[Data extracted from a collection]
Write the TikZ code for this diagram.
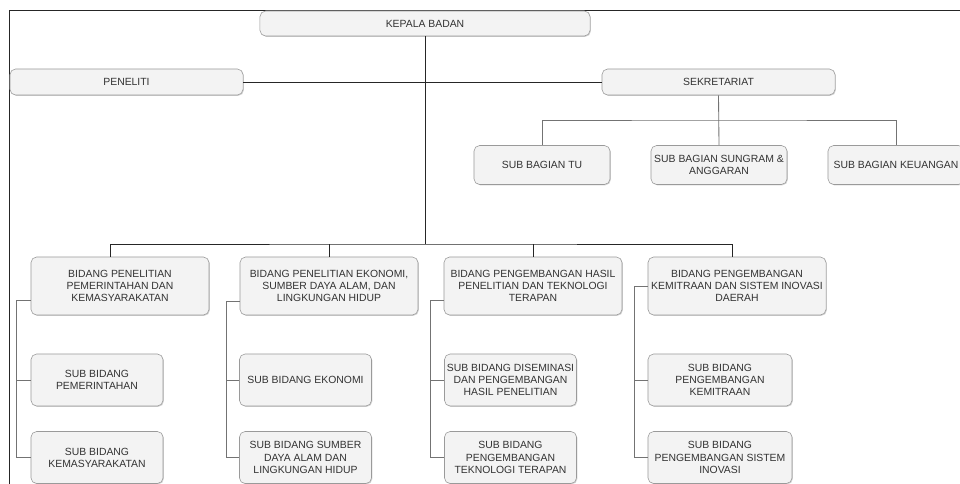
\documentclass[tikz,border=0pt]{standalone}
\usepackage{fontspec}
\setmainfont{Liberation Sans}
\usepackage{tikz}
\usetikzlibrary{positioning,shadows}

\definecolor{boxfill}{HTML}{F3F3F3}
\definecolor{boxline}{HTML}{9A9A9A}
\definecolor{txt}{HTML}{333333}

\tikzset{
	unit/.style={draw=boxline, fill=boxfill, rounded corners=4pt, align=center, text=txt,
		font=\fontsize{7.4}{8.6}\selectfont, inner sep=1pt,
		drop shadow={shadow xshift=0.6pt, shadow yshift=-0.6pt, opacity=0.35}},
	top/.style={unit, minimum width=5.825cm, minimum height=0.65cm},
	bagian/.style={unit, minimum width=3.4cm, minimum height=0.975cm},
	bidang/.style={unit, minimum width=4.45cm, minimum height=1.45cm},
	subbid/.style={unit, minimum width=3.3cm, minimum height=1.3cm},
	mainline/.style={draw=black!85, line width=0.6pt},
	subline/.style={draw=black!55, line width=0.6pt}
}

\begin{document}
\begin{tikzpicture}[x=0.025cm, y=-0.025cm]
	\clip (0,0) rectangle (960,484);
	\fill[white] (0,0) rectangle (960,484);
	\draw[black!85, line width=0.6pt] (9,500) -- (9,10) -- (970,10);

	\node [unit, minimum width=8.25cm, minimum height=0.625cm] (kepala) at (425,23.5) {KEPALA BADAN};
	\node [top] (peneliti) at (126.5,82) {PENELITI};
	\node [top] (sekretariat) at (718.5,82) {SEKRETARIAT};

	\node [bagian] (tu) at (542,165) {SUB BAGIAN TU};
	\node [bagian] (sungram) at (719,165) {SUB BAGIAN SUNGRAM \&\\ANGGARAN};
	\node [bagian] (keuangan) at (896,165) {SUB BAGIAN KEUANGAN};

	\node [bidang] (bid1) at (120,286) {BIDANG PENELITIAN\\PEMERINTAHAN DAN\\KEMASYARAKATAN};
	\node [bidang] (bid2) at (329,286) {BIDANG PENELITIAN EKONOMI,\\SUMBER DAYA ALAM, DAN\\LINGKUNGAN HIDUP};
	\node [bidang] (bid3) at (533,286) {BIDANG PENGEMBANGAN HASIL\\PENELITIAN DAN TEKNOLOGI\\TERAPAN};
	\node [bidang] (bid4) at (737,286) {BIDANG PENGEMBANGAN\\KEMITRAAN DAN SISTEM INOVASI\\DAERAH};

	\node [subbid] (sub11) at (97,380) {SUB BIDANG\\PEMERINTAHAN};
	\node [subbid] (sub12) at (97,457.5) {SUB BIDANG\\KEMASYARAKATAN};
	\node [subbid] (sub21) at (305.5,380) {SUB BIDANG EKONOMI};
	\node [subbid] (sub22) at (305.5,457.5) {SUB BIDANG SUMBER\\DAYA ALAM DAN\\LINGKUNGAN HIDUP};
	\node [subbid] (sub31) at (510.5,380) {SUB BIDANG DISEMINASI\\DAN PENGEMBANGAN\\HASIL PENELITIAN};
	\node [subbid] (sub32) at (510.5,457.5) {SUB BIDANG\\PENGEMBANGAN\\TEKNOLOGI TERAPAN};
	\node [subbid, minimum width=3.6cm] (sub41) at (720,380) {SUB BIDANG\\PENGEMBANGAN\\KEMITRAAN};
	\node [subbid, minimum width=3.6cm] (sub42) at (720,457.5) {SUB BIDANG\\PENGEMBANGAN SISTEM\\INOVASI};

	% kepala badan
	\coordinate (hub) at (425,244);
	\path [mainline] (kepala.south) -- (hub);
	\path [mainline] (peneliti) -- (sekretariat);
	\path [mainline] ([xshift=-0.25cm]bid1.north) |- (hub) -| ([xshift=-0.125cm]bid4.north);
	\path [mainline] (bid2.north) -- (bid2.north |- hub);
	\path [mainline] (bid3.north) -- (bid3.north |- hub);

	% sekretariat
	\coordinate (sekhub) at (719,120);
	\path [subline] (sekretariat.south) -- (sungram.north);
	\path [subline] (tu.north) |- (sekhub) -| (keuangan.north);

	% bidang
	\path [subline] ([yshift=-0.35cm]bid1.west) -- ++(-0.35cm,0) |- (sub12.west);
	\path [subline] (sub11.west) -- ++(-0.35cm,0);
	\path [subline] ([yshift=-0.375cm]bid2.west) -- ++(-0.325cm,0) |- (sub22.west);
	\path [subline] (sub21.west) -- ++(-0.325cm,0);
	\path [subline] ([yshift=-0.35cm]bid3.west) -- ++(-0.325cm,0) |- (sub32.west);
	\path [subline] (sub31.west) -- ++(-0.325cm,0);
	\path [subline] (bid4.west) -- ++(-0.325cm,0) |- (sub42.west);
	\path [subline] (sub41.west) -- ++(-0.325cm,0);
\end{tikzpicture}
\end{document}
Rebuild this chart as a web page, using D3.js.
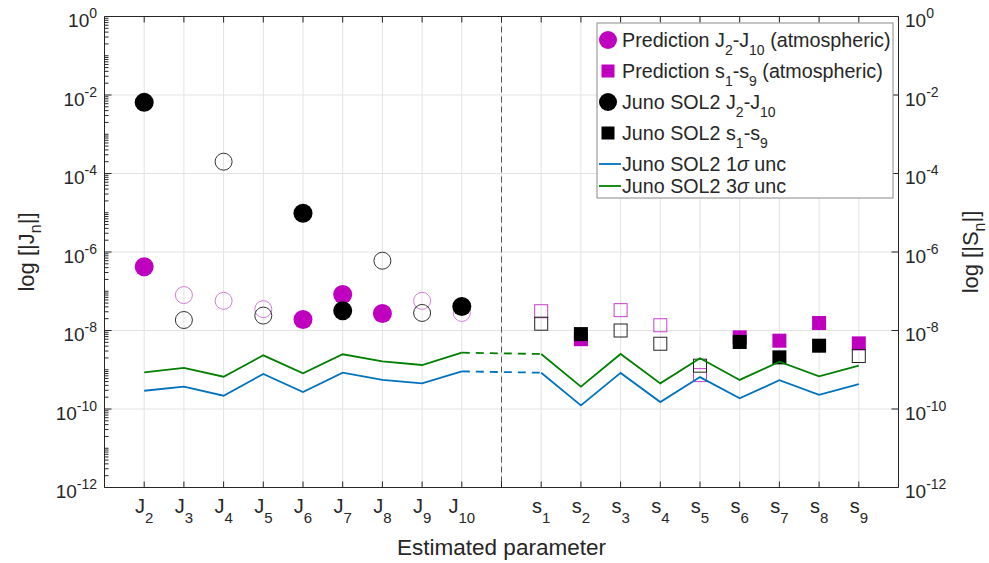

YOUR GOAL: Omit every picture while copying the listing above exactly.

WRITTEN ANSWER:
Write the TikZ code for this diagram.
\documentclass[tikz,border=0pt]{standalone}
\usepackage{fontspec}
\setmainfont{Liberation Sans}
\usepackage{tikz}
\usetikzlibrary{positioning,shadows}

\definecolor{boxfill}{HTML}{F3F3F3}
\definecolor{boxline}{HTML}{9A9A9A}
\definecolor{txt}{HTML}{333333}

\tikzset{
	unit/.style={draw=boxline, fill=boxfill, rounded corners=4pt, align=center, text=txt,
		font=\fontsize{7.4}{8.6}\selectfont, inner sep=1pt,
		drop shadow={shadow xshift=0.6pt, shadow yshift=-0.6pt, opacity=0.35}},
	top/.style={unit, minimum width=5.825cm, minimum height=0.65cm},
	bagian/.style={unit, minimum width=3.4cm, minimum height=0.975cm},
	bidang/.style={unit, minimum width=4.45cm, minimum height=1.45cm},
	subbid/.style={unit, minimum width=3.3cm, minimum height=1.3cm},
	mainline/.style={draw=black!85, line width=0.6pt},
	subline/.style={draw=black!55, line width=0.6pt}
}

\begin{document}
\begin{tikzpicture}[x=0.025cm, y=-0.025cm]
	\clip (0,0) rectangle (960,484);
	\fill[white] (0,0) rectangle (960,484);
	\draw[black!85, line width=0.6pt] (9,500) -- (9,10) -- (970,10);

	\node [unit, minimum width=8.25cm, minimum height=0.625cm] (kepala) at (425,23.5) {KEPALA BADAN};
	\node [top] (peneliti) at (126.5,82) {PENELITI};
	\node [top] (sekretariat) at (718.5,82) {SEKRETARIAT};

	\node [bagian] (tu) at (542,165) {SUB BAGIAN TU};
	\node [bagian] (sungram) at (719,165) {SUB BAGIAN SUNGRAM \&\\ANGGARAN};
	\node [bagian] (keuangan) at (896,165) {SUB BAGIAN KEUANGAN};

	\node [bidang] (bid1) at (120,286) {BIDANG PENELITIAN\\PEMERINTAHAN DAN\\KEMASYARAKATAN};
	\node [bidang] (bid2) at (329,286) {BIDANG PENELITIAN EKONOMI,\\SUMBER DAYA ALAM, DAN\\LINGKUNGAN HIDUP};
	\node [bidang] (bid3) at (533,286) {BIDANG PENGEMBANGAN HASIL\\PENELITIAN DAN TEKNOLOGI\\TERAPAN};
	\node [bidang] (bid4) at (737,286) {BIDANG PENGEMBANGAN\\KEMITRAAN DAN SISTEM INOVASI\\DAERAH};

	\node [subbid] (sub11) at (97,380) {SUB BIDANG\\PEMERINTAHAN};
	\node [subbid] (sub12) at (97,457.5) {SUB BIDANG\\KEMASYARAKATAN};
	\node [subbid] (sub21) at (305.5,380) {SUB BIDANG EKONOMI};
	\node [subbid] (sub22) at (305.5,457.5) {SUB BIDANG SUMBER\\DAYA ALAM DAN\\LINGKUNGAN HIDUP};
	\node [subbid] (sub31) at (510.5,380) {SUB BIDANG DISEMINASI\\DAN PENGEMBANGAN\\HASIL PENELITIAN};
	\node [subbid] (sub32) at (510.5,457.5) {SUB BIDANG\\PENGEMBANGAN\\TEKNOLOGI TERAPAN};
	\node [subbid, minimum width=3.6cm] (sub41) at (720,380) {SUB BIDANG\\PENGEMBANGAN\\KEMITRAAN};
	\node [subbid, minimum width=3.6cm] (sub42) at (720,457.5) {SUB BIDANG\\PENGEMBANGAN SISTEM\\INOVASI};

	% kepala badan
	\coordinate (hub) at (425,244);
	\path [mainline] (kepala.south) -- (hub);
	\path [mainline] (peneliti) -- (sekretariat);
	\path [mainline] ([xshift=-0.25cm]bid1.north) |- (hub) -| ([xshift=-0.125cm]bid4.north);
	\path [mainline] (bid2.north) -- (bid2.north |- hub);
	\path [mainline] (bid3.north) -- (bid3.north |- hub);

	% sekretariat
	\coordinate (sekhub) at (719,120);
	\path [subline] (sekretariat.south) -- (sungram.north);
	\path [subline] (tu.north) |- (sekhub) -| (keuangan.north);

	% bidang
	\path [subline] ([yshift=-0.35cm]bid1.west) -- ++(-0.35cm,0) |- (sub12.west);
	\path [subline] (sub11.west) -- ++(-0.35cm,0);
	\path [subline] ([yshift=-0.375cm]bid2.west) -- ++(-0.325cm,0) |- (sub22.west);
	\path [subline] (sub21.west) -- ++(-0.325cm,0);
	\path [subline] ([yshift=-0.35cm]bid3.west) -- ++(-0.325cm,0) |- (sub32.west);
	\path [subline] (sub31.west) -- ++(-0.325cm,0);
	\path [subline] (bid4.west) -- ++(-0.325cm,0) |- (sub42.west);
	\path [subline] (sub41.west) -- ++(-0.325cm,0);
\end{tikzpicture}
\end{document}
Rebuild this chart as a web page, using D3.js.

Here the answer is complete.